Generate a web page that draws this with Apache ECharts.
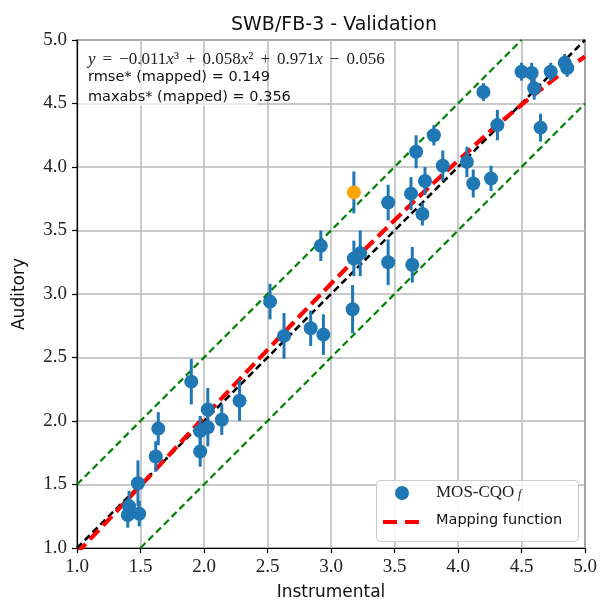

--

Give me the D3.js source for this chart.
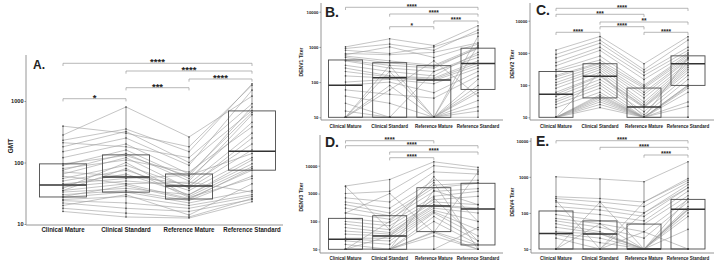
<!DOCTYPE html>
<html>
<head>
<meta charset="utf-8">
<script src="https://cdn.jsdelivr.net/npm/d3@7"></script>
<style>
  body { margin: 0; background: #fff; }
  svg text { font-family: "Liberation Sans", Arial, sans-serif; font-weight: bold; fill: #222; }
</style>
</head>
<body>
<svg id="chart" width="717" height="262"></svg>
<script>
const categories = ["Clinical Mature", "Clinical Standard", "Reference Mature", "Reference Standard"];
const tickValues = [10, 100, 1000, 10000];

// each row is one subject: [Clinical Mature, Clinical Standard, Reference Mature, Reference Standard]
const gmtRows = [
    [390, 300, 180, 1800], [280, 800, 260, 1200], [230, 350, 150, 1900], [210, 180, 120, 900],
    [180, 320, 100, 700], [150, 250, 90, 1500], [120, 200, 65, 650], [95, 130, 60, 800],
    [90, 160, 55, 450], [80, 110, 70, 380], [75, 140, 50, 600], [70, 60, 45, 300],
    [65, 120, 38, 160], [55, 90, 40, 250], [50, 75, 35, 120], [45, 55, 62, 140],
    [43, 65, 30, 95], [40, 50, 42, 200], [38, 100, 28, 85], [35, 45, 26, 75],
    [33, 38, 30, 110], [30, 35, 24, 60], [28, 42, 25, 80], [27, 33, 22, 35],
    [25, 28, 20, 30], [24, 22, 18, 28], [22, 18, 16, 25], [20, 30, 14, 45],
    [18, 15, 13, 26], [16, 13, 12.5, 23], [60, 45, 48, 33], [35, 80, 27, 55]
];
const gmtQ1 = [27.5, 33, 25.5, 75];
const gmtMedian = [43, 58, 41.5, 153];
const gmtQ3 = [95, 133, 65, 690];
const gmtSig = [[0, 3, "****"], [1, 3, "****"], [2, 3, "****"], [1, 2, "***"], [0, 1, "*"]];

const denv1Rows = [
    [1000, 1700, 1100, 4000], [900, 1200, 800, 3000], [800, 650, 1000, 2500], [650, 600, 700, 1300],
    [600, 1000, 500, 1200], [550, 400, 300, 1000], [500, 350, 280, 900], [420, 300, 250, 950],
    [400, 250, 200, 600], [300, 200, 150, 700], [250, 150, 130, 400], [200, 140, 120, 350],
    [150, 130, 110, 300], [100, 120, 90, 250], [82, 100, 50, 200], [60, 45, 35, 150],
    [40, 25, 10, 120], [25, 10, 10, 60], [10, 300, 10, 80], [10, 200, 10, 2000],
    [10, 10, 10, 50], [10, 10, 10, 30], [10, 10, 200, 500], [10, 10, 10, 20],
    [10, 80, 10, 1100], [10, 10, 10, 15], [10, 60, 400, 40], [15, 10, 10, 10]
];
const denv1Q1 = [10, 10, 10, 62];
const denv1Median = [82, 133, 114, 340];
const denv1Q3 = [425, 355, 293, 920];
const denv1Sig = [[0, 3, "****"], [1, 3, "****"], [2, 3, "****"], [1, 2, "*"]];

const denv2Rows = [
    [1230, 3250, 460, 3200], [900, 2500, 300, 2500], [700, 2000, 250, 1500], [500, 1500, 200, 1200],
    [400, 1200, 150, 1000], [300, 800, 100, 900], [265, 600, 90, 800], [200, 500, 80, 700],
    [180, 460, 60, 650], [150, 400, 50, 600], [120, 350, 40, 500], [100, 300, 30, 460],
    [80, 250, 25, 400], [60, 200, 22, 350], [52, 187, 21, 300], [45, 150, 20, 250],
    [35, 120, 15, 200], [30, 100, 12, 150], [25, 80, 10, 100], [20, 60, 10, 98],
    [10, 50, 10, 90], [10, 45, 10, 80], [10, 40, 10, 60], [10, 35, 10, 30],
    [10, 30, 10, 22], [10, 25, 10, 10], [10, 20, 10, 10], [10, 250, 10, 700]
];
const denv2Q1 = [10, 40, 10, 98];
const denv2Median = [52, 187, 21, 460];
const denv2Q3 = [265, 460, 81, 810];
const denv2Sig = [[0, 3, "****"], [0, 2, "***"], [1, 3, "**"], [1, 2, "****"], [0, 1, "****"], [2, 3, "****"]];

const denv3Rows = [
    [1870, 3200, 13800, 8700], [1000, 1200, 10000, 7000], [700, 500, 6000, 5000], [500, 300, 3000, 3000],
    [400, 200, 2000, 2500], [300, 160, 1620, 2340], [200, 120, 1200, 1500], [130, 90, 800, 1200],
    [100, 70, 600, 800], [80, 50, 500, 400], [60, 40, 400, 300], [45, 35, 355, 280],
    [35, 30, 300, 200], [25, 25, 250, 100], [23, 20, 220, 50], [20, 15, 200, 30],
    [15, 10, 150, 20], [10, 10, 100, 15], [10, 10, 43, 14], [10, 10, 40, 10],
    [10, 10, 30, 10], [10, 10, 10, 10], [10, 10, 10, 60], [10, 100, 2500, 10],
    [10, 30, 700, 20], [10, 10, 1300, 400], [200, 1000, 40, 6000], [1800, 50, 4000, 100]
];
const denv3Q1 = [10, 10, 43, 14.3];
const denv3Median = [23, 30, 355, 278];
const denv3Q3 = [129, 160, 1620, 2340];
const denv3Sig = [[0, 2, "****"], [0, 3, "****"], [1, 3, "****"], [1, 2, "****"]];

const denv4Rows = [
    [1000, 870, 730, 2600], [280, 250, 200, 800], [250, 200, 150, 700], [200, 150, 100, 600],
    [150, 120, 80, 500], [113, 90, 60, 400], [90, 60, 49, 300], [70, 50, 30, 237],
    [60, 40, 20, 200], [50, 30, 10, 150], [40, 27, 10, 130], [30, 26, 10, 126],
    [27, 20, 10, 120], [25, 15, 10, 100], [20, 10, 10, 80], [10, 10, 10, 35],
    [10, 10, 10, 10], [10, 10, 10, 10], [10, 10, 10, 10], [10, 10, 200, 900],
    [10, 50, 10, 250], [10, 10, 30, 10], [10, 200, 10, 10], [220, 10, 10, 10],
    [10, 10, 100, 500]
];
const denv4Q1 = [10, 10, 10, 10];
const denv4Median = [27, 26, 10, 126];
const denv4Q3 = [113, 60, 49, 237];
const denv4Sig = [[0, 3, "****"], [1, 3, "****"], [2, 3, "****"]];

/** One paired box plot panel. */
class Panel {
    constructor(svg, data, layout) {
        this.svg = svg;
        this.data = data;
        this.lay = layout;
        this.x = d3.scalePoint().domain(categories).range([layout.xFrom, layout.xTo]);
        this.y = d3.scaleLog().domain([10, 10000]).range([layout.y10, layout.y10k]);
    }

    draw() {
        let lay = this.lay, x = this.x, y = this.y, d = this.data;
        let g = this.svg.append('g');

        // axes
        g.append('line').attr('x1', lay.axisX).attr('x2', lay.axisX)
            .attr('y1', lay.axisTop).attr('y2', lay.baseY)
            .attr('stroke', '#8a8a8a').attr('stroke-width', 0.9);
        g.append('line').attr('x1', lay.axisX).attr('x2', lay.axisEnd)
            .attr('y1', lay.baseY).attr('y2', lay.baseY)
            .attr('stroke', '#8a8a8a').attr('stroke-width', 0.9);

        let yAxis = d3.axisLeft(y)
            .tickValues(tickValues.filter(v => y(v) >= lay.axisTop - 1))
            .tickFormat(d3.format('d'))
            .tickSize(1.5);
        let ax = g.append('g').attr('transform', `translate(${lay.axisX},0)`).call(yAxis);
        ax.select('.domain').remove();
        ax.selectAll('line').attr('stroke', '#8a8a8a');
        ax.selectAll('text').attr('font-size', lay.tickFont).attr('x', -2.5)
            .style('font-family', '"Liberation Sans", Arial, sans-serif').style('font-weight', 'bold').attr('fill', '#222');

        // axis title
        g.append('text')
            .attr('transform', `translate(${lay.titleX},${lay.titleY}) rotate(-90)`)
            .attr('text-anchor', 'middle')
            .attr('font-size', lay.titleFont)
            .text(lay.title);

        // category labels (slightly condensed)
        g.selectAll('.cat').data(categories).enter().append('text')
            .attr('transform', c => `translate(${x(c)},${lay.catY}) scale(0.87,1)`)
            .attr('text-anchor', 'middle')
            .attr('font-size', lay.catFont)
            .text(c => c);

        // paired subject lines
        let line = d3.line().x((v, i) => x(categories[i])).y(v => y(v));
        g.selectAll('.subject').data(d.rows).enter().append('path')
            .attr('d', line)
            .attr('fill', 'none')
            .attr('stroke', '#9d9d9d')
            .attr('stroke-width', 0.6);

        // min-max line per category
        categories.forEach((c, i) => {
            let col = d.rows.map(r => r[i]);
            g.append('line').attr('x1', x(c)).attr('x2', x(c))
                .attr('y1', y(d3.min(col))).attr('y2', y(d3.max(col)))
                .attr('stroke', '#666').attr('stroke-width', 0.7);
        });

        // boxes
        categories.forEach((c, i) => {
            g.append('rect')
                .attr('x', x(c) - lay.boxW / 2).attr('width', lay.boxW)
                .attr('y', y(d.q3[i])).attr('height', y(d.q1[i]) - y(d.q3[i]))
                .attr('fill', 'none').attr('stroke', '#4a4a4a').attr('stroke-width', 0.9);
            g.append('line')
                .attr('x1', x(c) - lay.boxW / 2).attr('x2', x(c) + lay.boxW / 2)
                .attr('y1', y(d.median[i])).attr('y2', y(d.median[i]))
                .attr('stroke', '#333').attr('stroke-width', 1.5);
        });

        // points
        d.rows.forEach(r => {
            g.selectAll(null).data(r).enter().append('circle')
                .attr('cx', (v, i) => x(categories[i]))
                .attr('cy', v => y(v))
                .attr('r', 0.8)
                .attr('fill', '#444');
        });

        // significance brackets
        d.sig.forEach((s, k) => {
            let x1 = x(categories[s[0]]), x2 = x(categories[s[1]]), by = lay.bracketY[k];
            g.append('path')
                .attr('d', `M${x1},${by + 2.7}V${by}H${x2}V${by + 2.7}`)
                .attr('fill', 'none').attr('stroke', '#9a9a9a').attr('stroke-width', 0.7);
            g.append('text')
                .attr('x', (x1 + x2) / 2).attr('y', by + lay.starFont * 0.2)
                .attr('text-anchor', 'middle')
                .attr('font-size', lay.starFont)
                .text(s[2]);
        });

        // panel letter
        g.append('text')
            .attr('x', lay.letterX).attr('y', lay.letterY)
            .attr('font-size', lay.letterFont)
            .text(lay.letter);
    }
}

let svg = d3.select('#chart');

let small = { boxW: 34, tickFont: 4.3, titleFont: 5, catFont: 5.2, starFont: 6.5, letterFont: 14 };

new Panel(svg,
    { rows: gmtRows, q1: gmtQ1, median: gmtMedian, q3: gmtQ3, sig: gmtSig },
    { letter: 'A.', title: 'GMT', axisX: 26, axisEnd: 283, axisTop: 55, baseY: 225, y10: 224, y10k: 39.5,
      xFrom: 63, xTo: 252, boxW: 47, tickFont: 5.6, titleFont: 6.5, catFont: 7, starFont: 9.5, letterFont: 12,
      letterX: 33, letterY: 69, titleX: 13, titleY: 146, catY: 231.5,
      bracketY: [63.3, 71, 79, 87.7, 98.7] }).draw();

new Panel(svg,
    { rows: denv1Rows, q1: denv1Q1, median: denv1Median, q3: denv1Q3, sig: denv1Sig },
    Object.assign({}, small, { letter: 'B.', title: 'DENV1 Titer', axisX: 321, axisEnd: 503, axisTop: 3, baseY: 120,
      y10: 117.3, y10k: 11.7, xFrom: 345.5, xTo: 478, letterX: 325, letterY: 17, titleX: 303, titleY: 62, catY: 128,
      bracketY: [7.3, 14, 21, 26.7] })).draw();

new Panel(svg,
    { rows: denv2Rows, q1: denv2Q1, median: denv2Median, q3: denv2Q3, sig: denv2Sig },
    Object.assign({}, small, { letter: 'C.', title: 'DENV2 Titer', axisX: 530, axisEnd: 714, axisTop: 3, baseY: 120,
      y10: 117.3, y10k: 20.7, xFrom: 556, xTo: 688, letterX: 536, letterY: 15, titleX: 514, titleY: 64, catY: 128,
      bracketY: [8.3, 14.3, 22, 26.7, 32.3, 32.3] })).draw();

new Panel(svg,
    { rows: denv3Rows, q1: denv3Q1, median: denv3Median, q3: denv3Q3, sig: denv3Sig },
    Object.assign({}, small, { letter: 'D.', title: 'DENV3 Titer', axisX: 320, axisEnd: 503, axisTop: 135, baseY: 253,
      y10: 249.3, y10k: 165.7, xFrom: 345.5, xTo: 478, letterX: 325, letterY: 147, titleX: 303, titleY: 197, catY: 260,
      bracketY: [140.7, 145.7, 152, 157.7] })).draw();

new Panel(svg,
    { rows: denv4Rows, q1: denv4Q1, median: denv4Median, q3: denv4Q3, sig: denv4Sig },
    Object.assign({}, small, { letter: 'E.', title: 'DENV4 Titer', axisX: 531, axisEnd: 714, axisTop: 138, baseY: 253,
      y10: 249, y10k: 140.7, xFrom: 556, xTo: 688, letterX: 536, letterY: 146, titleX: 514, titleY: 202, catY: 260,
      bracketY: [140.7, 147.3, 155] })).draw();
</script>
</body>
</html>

- Given task
Make an exact copy of only the lines from the one with "Give me the D3.js source for this chart." through the one with "const tickValues = [10, 100, 1000, 10000];". Pictures don't belong in it.

- Task output
Give me the D3.js source for this chart.
<!DOCTYPE html>
<html>
<head>
<meta charset="utf-8">
<script src="https://cdn.jsdelivr.net/npm/d3@7"></script>
<style>
  body { margin: 0; background: #fff; }
  svg text { font-family: "Liberation Sans", Arial, sans-serif; font-weight: bold; fill: #222; }
</style>
</head>
<body>
<svg id="chart" width="717" height="262"></svg>
<script>
const categories = ["Clinical Mature", "Clinical Standard", "Reference Mature", "Reference Standard"];
const tickValues = [10, 100, 1000, 10000];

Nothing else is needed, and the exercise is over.